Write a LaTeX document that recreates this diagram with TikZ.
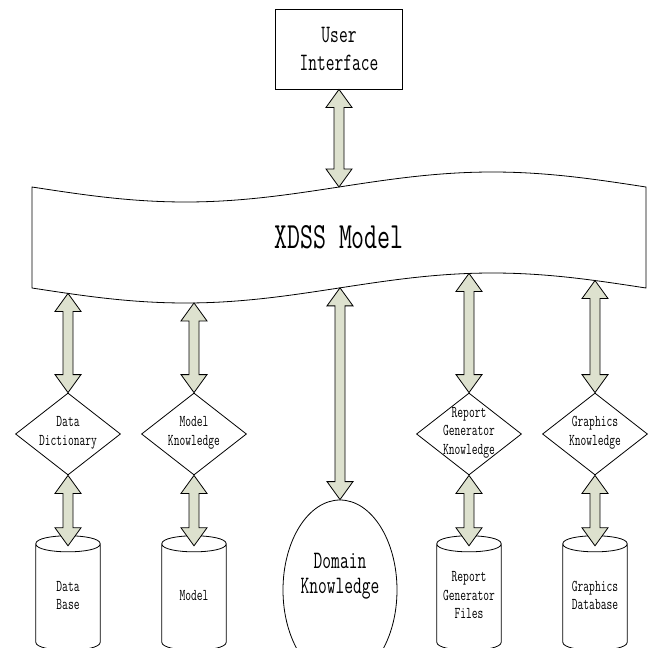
\documentclass[tikz,border=0pt]{standalone}
\usepackage{fontspec}
\newfontfamily\songti[FakeStretch=0.68]{Latin Modern Mono}
\usetikzlibrary{shapes.geometric, positioning, calc}
\definecolor{flowfill}{RGB}{221,225,206}
\tikzset{
	base/.style={draw, line width=0.8pt}, % thin black outlines
	uibox/.style={base, rectangle, minimum width=127pt, minimum height=80pt, align=center, font=\songti\fontsize{25}{28}\selectfont},
	decision/.style={base, diamond, minimum width=105pt, minimum height=82pt, inner sep=0pt, font=\songti\fontsize{16.5}{18.5}\selectfont},
	store/.style={rectangle, minimum width=64pt, minimum height=98pt, inner sep=0pt, font=\songti\fontsize{16.5}{18.5}\selectfont},
	bubble/.style={base, ellipse, minimum width=114pt, minimum height=180pt, inner sep=0pt, font=\songti\fontsize{25}{25}\selectfont},
	banner/.style={base, fill=white},
	flow/.style={draw, line width=0.8pt, fill=flowfill}, % hollow double arrows
}
% text that does not grow the shape
\newcommand{\lines}[2][-2.5pt]{\makebox[0pt]{\smash{\raisebox{#1}{\begin{tabular}{@{}c@{}}#2\end{tabular}}}}}
% wavy edge of the banner
\newcommand{\wave}[2]{#2+15*sin((#1-32)/614*360)}
% vertical double arrow from upper tip #1 to lower tip #2
\newcommand{\twoway}[2]{%
	\filldraw[flow] (#1) -- ++(13,18) -- ++(-8,0) -- ($(#2)+(5,-18)$) -- ++(8,0) -- (#2)
	-- ++(-13,-18) -- ++(8,0) -- ($(#1)+(-5,18)$) -- ++(-8,0) -- cycle;}
% drum outline round a store node
\newcommand{\drum}[1]{%
	\draw[base] (#1.north west) .. controls +(0,-10.7) and +(0,-10.7) .. (#1.north east)
	-- (#1.south east) .. controls +(0,10.7) and +(0,10.7) .. (#1.south west) -- cycle
	(#1.north west) .. controls +(0,10.7) and +(0,10.7) .. (#1.north east);}

\begin{document}
\begin{tikzpicture}[x=1pt, y=-1pt, on grid]
	\useasboundingbox (0,0) rectangle (651,648);
	\clip (0,0) rectangle (651,648);

	% User side
	\node[uibox] (ui) at (339,49) {User\\Interface};

	% XDSS banner
	\draw[banner] plot[domain=32:646, samples=90] (\x,{\wave{\x}{187}})
		-- plot[domain=646:32, samples=90] (\x,{\wave{\x}{288}}) -- cycle;
	\node[font=\songti\fontsize{37}{40}\selectfont] (xdss) at (339,237) {XDSS Model};
	\coordinate (ui-in) at (339,{\wave{339}{187}});

	% Knowledge shapes
	\node[decision] (dd) at (68,434) {\lines{Data\\Dictionary}};
	\node[decision, right=126pt of dd] (mk) {\lines{Model\\Knowledge}};
	\node[decision, right=275pt of mk] (rg) {\lines{Report\\Generator\\Knowledge}};
	\node[decision, right=126pt of rg] (gk) {\lines{Graphics\\Knowledge}};

	% Stores
	\node[store, below=159pt of dd] (db) {\lines[-8pt]{Data\\Base}};
	\node[store, below=159pt of mk] (mdl) {\lines[-8pt]{Model}};
	\node[store, below=159pt of rg] (rgf) {\lines[-8pt]{Report\\Generator\\Files}};
	\node[store, below=159pt of gk] (gdb) {\lines[-8pt]{Graphics\\Database}};
	\foreach \s in {db, mdl, rgf, gdb}
		\drum{\s};
	\node[bubble] (dk) at (340,590) {\lines[8pt]{Domain\\Knowledge}};

	\foreach \n/\px in {dd/68, mk/194, dk/340, rg/469, gk/595}
		\coordinate (\n-out) at (\px,{\wave{\px}{288}});

	% Links
	\twoway{ui.south}{ui-in}
	\twoway{dd-out}{dd.north}
	\twoway{mk-out}{mk.north}
	\twoway{rg-out}{rg.north}
	\twoway{gk-out}{gk.north}
	\twoway{dk-out}{dk.north}
	\twoway{dd.south}{$(db.north)+(0,2)$}
	\twoway{mk.south}{$(mdl.north)+(0,2)$}
	\twoway{rg.south}{$(rgf.north)+(0,2)$}
	\twoway{gk.south}{$(gdb.north)+(0,2)$}
\end{tikzpicture}
\end{document}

* **Exercise**
Without any pictures, reproduce the lines from the first one in the material through the line that has "(#1.north west) .. controls +(0,10.7)", exactly as they appear.

* **In response**
Write a LaTeX document that recreates this diagram with TikZ.
\documentclass[tikz,border=0pt]{standalone}
\usepackage{fontspec}
\newfontfamily\songti[FakeStretch=0.68]{Latin Modern Mono}
\usetikzlibrary{shapes.geometric, positioning, calc}
\definecolor{flowfill}{RGB}{221,225,206}
\tikzset{
	base/.style={draw, line width=0.8pt}, % thin black outlines
	uibox/.style={base, rectangle, minimum width=127pt, minimum height=80pt, align=center, font=\songti\fontsize{25}{28}\selectfont},
	decision/.style={base, diamond, minimum width=105pt, minimum height=82pt, inner sep=0pt, font=\songti\fontsize{16.5}{18.5}\selectfont},
	store/.style={rectangle, minimum width=64pt, minimum height=98pt, inner sep=0pt, font=\songti\fontsize{16.5}{18.5}\selectfont},
	bubble/.style={base, ellipse, minimum width=114pt, minimum height=180pt, inner sep=0pt, font=\songti\fontsize{25}{25}\selectfont},
	banner/.style={base, fill=white},
	flow/.style={draw, line width=0.8pt, fill=flowfill}, % hollow double arrows
}
% text that does not grow the shape
\newcommand{\lines}[2][-2.5pt]{\makebox[0pt]{\smash{\raisebox{#1}{\begin{tabular}{@{}c@{}}#2\end{tabular}}}}}
% wavy edge of the banner
\newcommand{\wave}[2]{#2+15*sin((#1-32)/614*360)}
% vertical double arrow from upper tip #1 to lower tip #2
\newcommand{\twoway}[2]{%
	\filldraw[flow] (#1) -- ++(13,18) -- ++(-8,0) -- ($(#2)+(5,-18)$) -- ++(8,0) -- (#2)
	-- ++(-13,-18) -- ++(8,0) -- ($(#1)+(-5,18)$) -- ++(-8,0) -- cycle;}
% drum outline round a store node
\newcommand{\drum}[1]{%
	\draw[base] (#1.north west) .. controls +(0,-10.7) and +(0,-10.7) .. (#1.north east)
	-- (#1.south east) .. controls +(0,10.7) and +(0,10.7) .. (#1.south west) -- cycle
	(#1.north west) .. controls +(0,10.7) and +(0,10.7) .. (#1.north east);}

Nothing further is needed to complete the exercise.